It is with reluctance that I write this post. I am not entirely sure why. I should not be ashamed or embarrassed by my feelings. Yet somehow the further away I get from June 13, 2008, the harder it is for me to open up and tell anyone when I am having a hard day.
Today I have had a hard day. I think of Camille everyday. She is so much a part of my being. Thoughts of her are behind every other thought I have or comment I make. Most days those thoughts are not charged with emotion. They are just passing thoughts.
But there are other days, like today, where I feel the pull of that part of my heart that has passed on to the great beyond. I feel the absence left there. I long to visit that part of my heart and have it fit back in its rightful place.
Some days I just plain miss her. Most days I don't let myself go to that place where I think in depth about my sweet baby girl. Most days I let the thoughts pass on through without holding on to them to feel my way through them. Maybe some other people would never let these birds of sorrow nest in their minds. I know other people who live daily with these birds of sorrow as their constant companions. That is the way other people find their way through grief.
But I am not other people. I am just me. And I have found my own way through grief by letting the birds come visit on occasion and sing me their mournful melody of loss and longing. Today I sat still and listened.
As the primary children put on our church program, I thought of how this would have been Camille's first year having a part at the big podium. I wondered what kind of personality she would have showed. Would she have been shy in front of the big crowd with a small voice like Lauren or would she have milked the crowd's attention like Ann Marie?
As I sat during choir practice making eyes at Harrison I felt as though I could have been looking at Camille. The older he gets the more he resembles her. It is a good thing he is a boy and wearing all different clothes. It is bitter sweet to look at him and see them both right before me.
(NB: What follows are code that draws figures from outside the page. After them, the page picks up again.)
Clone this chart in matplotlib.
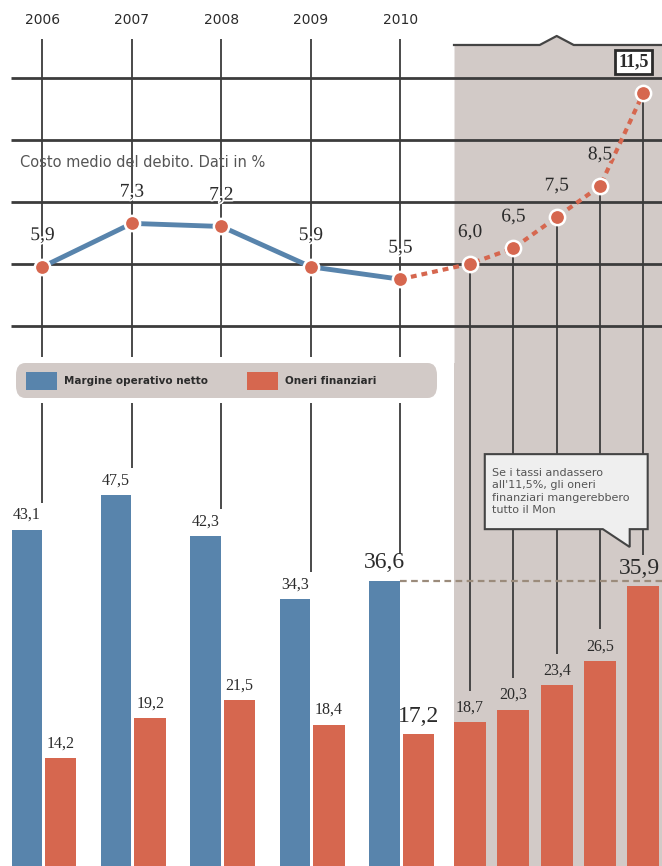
import numpy as np
import matplotlib.pyplot as plt
import matplotlib.patheffects as pe
from matplotlib.patches import Patch, Polygon, FancyBboxPatch

# dati
years = ["2006", "2007", "2008", "2009", "2010"]
costo_storico = [5.9, 7.3, 7.2, 5.9, 5.5]
costo_ipotesi = [6.0, 6.5, 7.5, 8.5, 11.5]
margine = [43.1, 47.5, 42.3, 34.3, 36.6]
oneri = [14.2, 19.2, 21.5, 18.4, 17.2]
oneri_ipotesi = [18.7, 20.3, 23.4, 26.5, 35.9]
legend_labels = ["Margine operativo netto", "Oneri finanziari"]
titolo = "Costo medio del debito. Dati in %"
nota = "Se i tassi andassero\nall'11,5%, gli oneri\nfinanziari mangerebbero\ntutto il Mon"

BLUE = "#5884ac"
RED = "#d6674f"
SHADE = "#d2cac7"
INK = "#2b2b2b"
GRID = "#3c3c3c"
SERIF = "Liberation Serif"


def it(v):
    return f"{v:.1f}".replace(".", ",")


W, H = 662, 866
fig = plt.figure(figsize=(W / 100, H / 100), dpi=100)

# one x unit per year column
xh = np.arange(len(years))
xp = 4.78 + 0.484 * np.arange(len(costo_ipotesi))
xmin, xmax = -0.475, 6.925
shade_x = 4.6

# ---- top panel: cost of debt
split = 363
ax1 = fig.add_axes([0, 1 - split / H, 1, split / H])
ax1.set_xlim(xmin, xmax)
ax1.set_ylim(2.8, 14.5)
ax1.axis("off")

border = 13.05
cx = xp[2]
ax1.fill_between([shade_x, cx - 0.19, cx, cx + 0.19, xmax],
                 2.8, [border, border, border + 0.29, border, border],
                 color=SHADE, lw=0, zorder=0)
ax1.plot([shade_x, cx - 0.19, cx, cx + 0.19, xmax],
         [border, border, border + 0.29, border, border],
         color="#444444", lw=1.6, zorder=1)

ax1.hlines([4, 6, 8, 10, 12], -0.35, xmax, color=GRID, lw=2.0, zorder=1)
ax1.vlines(xh, 2.99, 13.25, color=GRID, lw=1.3, zorder=1)
ax1.vlines(xp, 2.8, costo_ipotesi, color=GRID, lw=1.3, zorder=1)

for x, y in zip(xh, years):
    ax1.text(x, 13.85, y, ha="center", va="center", fontsize=10, color=INK)
ax1.text(-0.25, 9.26, titolo, ha="left", va="center", fontsize=10.5, color="#555555",
         zorder=3)

ax1.plot(xh, costo_storico, color=BLUE, lw=3.5, zorder=4, solid_capstyle="round")
ax1.plot(np.r_[xh[-1], xp], np.r_[costo_storico[-1], costo_ipotesi], color=RED,
         lw=3, ls=(0, (1.4, 1.2)), zorder=4)
ax1.plot(np.r_[xh, xp], np.r_[costo_storico, costo_ipotesi], ls="none", marker="o",
         ms=11, mfc=RED, mec="white", mew=1.8, zorder=5)

for x, v in zip(xh, costo_storico):
    ax1.annotate(it(v), (x, v), xytext=(0, 22.5), textcoords="offset points",
                 ha="center", va="center", fontsize=14, family=SERIF, color=INK,
                 zorder=6, path_effects=[pe.withStroke(linewidth=2.5, foreground="white")])
for x, v in zip(xp[:-1], costo_ipotesi[:-1]):
    ax1.annotate(it(v), (x, v), xytext=(0, 22.5), textcoords="offset points",
                 ha="center", va="center", fontsize=14, family=SERIF, color=INK,
                 zorder=6, path_effects=[pe.withStroke(linewidth=2.5, foreground=SHADE)])
ax1.annotate(it(costo_ipotesi[-1]), (xp[-1], costo_ipotesi[-1]), xytext=(-7, 22.5),
             textcoords="offset points", ha="center", va="center", fontsize=13,
             family=SERIF, weight="bold", color=INK, zorder=6,
             bbox=dict(boxstyle="square,pad=0.2", fc="white", ec=INK, lw=2))

# ---- bottom panel: bars
ax2 = fig.add_axes([0, -4 / H, 1, 507 / H])
ax2.set_xlim(xmin, xmax)
ax2.set_ylim(0, 64.2)
ax2.axis("off")
ax2.axvspan(shade_x, xmax, color=SHADE, lw=0, zorder=0)

ax2.vlines(xh, np.array(margine) + 3.4, 59.1, color=GRID, lw=1.3, zorder=1)
ax2.vlines(xp, np.array(oneri_ipotesi) + 4, 64.2, color=GRID, lw=1.3, zorder=1)

ax2.bar(xh - 0.346, margine, width=0.34, align="edge", color=BLUE, zorder=2)
ax2.bar(xh + 0.028, oneri, width=0.352, align="edge", color=RED, zorder=2)
ax2.bar(xp, oneri_ipotesi, width=0.358, color=RED, zorder=2)

ax2.hlines(margine[-1], xh[-1], xmax, color="#9b8b7b", lw=1.6,
           linestyles=(0, (3, 2)), zorder=3)


def bar_label(x, v, big=False, dx=0):
    ax2.annotate(it(v), (x, v), xytext=(dx, 13 if big else 10.5),
                 textcoords="offset points", ha="center", va="center",
                 fontsize=17 if big else 11.5, family=SERIF, color=INK, zorder=6)


for i, v in enumerate(margine):
    bar_label(xh[i] - 0.176, v, big=(i == len(margine) - 1))
for i, v in enumerate(oneri):
    bar_label(xh[i] + 0.204, v, big=(i == len(oneri) - 1))
for i, v in enumerate(oneri_ipotesi[:-1]):
    bar_label(xp[i], v)
bar_label(xp[-1], oneri_ipotesi[-1], big=True, dx=-3)

# callout
bx0, bx1 = 4.944, 6.765
by0, by1 = 43.16, 52.66
tip_x = xp[-1] - 0.152
ax2.add_patch(Polygon([(bx0, by1), (bx1, by1), (bx1, by0), (tip_x, by0),
                       (tip_x, 40.9), (tip_x - 0.3, by0), (bx0, by0)],
                      closed=True, fc="#efefef", ec="#444444", lw=1.5, zorder=7))
ax2.text(bx0 + 0.08, (by0 + by1) / 2, nota, ha="left", va="center", fontsize=8,
         color="#555555", linespacing=1.3, zorder=8)

# legend
fig.patches.append(FancyBboxPatch((16 / W, 1 - 398 / H), 421 / W, 35 / H,
                                  boxstyle="round,pad=0,rounding_size=0.014",
                                  transform=fig.transFigure, fc=SHADE, ec="none",
                                  zorder=3))
fig.legend(handles=[Patch(fc=BLUE), Patch(fc=RED)], labels=legend_labels,
           loc="center left", bbox_to_anchor=(26 / W, 1 - 381 / H), ncol=2,
           frameon=False, borderpad=0, borderaxespad=0, handlelength=3.0,
           handleheight=2.2, handletextpad=0.6, columnspacing=3.8,
           prop=dict(size=7.5, weight="bold"), labelcolor=INK)

fig.savefig("out.png", dpi=100)
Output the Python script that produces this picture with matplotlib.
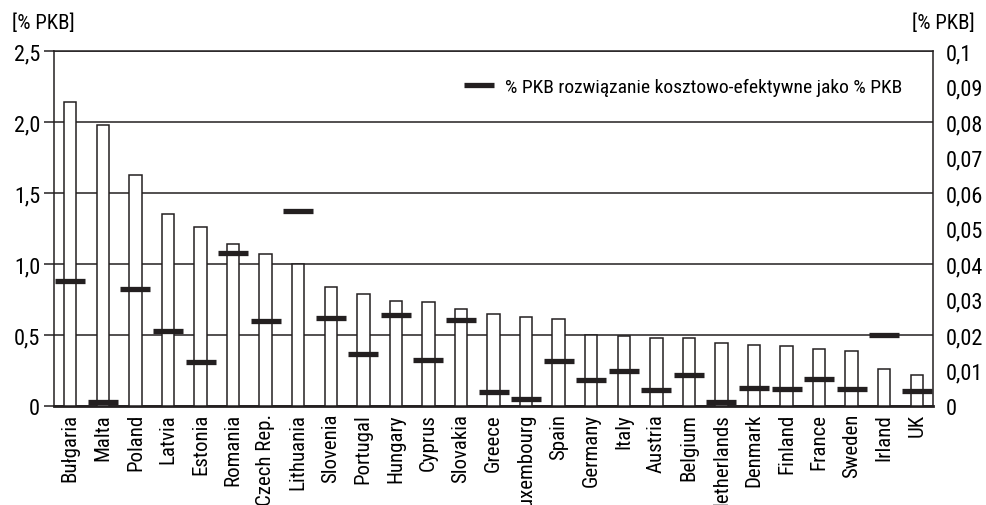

My sweet Camille. How I wish I could fly to visit you for an hour or two and then return to my life here. I ache to be near you. Our family will never feel whole while you are not with us. Yet I have sure faith that this time for us to be apart is only temporary and the day will come when we are reunited. Knowing that as I do, I also know that it behoves me to live as fully as I can in this short span of time I have called mortal life. I ought not to waste away my limited time drowning my spirit in the sorrow of our separation. For it will be, after all, but a small moment some day. But forgive me if on occasion I sit and sing along with the sorrow birds and allow them to stay a while in the branches of my soul. Somehow their mournful visits keep you alive in me.